黒田勇樹君、大人になりました。最初にTVでみたときは、まだ声変わりもしてなかったように思うけど。黒田くん演じるデビッドは、両親に虐待され、とおりで身体を売っていましたが、保護されて里親にひきとられるものの3回も追い返されます。アランが死ぬ前に養子申請をしていた関係で、デイビッドがアーノルドのところへやってきて、デイビッドは彼を育てることに決めます。デイビッドもゲイですが、アーノルドはそんな彼にゲイでもりっぱに生きていくことを教えようとします。
 
アーノルドのお母さん、木内みどりさん、お久しぶりです。この物語は2人女性がでてくるのに、何でかこの方だけが唯一の女性という印象でした。夫との愛に生きて、真っ当な生活をのぞんでいるのに、息子がゲイであることを受け入れられない母の姿がよかったです。息子の生き方を認めようと努力するものの、そのひとつひとつに批判的です。

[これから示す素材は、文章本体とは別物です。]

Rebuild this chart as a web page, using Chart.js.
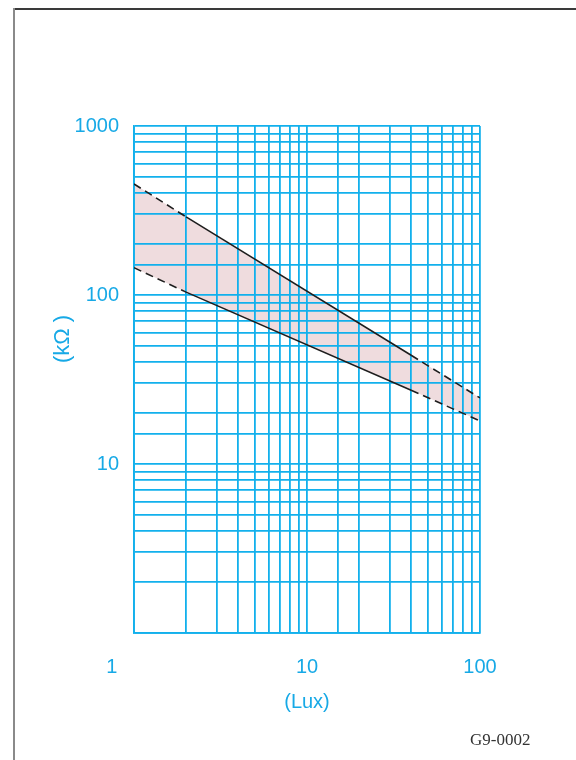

そんなベッコフの愛ゆえの姿は、デビッドにはアーノルドに重なるものがあるのでした。
 
アーノルドの姿をみていると、人生の大切なものは、何よりも自分が信じる道を歩くことなのではないかと考えされました。幸せは、誰かが与えてくれるものでもないし、誰かが責任もってくれるものではない。自分が自分でいられて、その信じるところに誠実に生きていくこと、その姿こそ大事なのではないかと。そこで出会えた人との関係を大切にしていくこと。なかなか奥深い作品でした。